Sunday, February 26, 2006
1. "Cell," by Stephen King (Scribner, $26.95). What remains of humanity fights to survive after a mysterious force scrambles cell phone users' brains.
2. "The Da Vinci Code," by Dan Brown (Doubleday, $24.95). A murder at the Louvre leads to a trail of clues found in the work of Leonardo and to the discovery of a secret society.
3. "Memory in Death," by J. D. Robb (Putnam, $24.95). Lt. Eve Dallas tracks the killer of a woman who was blackmailing her; by Nora Roberts, writing pseudonymously.
4. "Sea Change," by Robert B. Parker (Putnam, $24.95). Jesse Stone, the police chief of Paradise, Mass., searches for the killer of a woman whose body washed ashore.
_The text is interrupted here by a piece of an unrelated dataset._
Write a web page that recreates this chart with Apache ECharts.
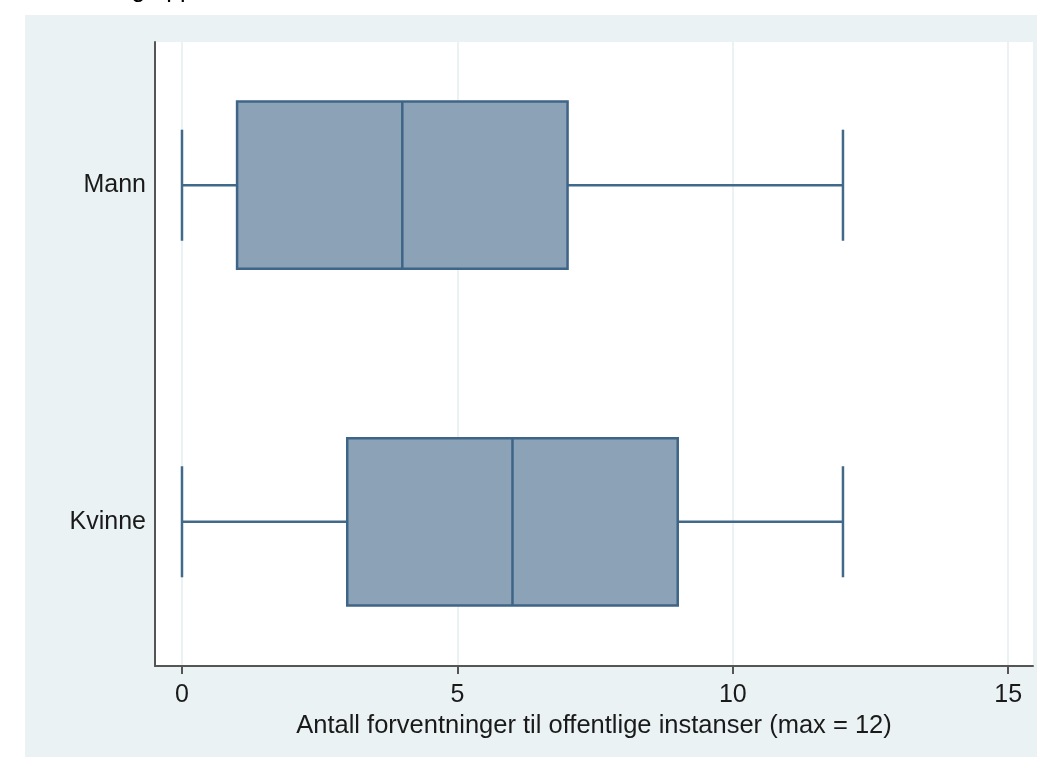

5. "The Last Templar," by Raymond Khoury (Dutton, $24.95). A coding device stolen from an exhibit of Vatican artifacts may hold clues to the medieval Knights Templar's long-lost treasure - and their secrets.
1. "Marley & Me," by John Grogan (Morrow, $21.95). A newspaper columnist and his wife learn some life lessons from their neurotic dog.
2. "The World is Flat," by Thomas L. Friedman (Farrar, Straus & Giroux, $27.50). A columnist for The New York Times analyzes 21st-century economics and foreign policy and presents an overview of globalization trends.
3. "Freakonomics," by Steven D. Levitt and Stephen J. Dubner (Morrow, $25.95). A maverick scholar applies economic thinking to everything from sumo wrestlers who cheat to legalized abortion and the falling crime rate.
4. "The Year of Magical Thinking," by Joan Didion (Knopf, $23.95). The author's attempts to come to terms with the death of her husband and the grave illness of their only daughter.
5. "My Friend Leonard," by James Frey (Riverhead, $24.95). The author of the addiction memoir "A Million Little Pieces" remembers a helpful mobster friend.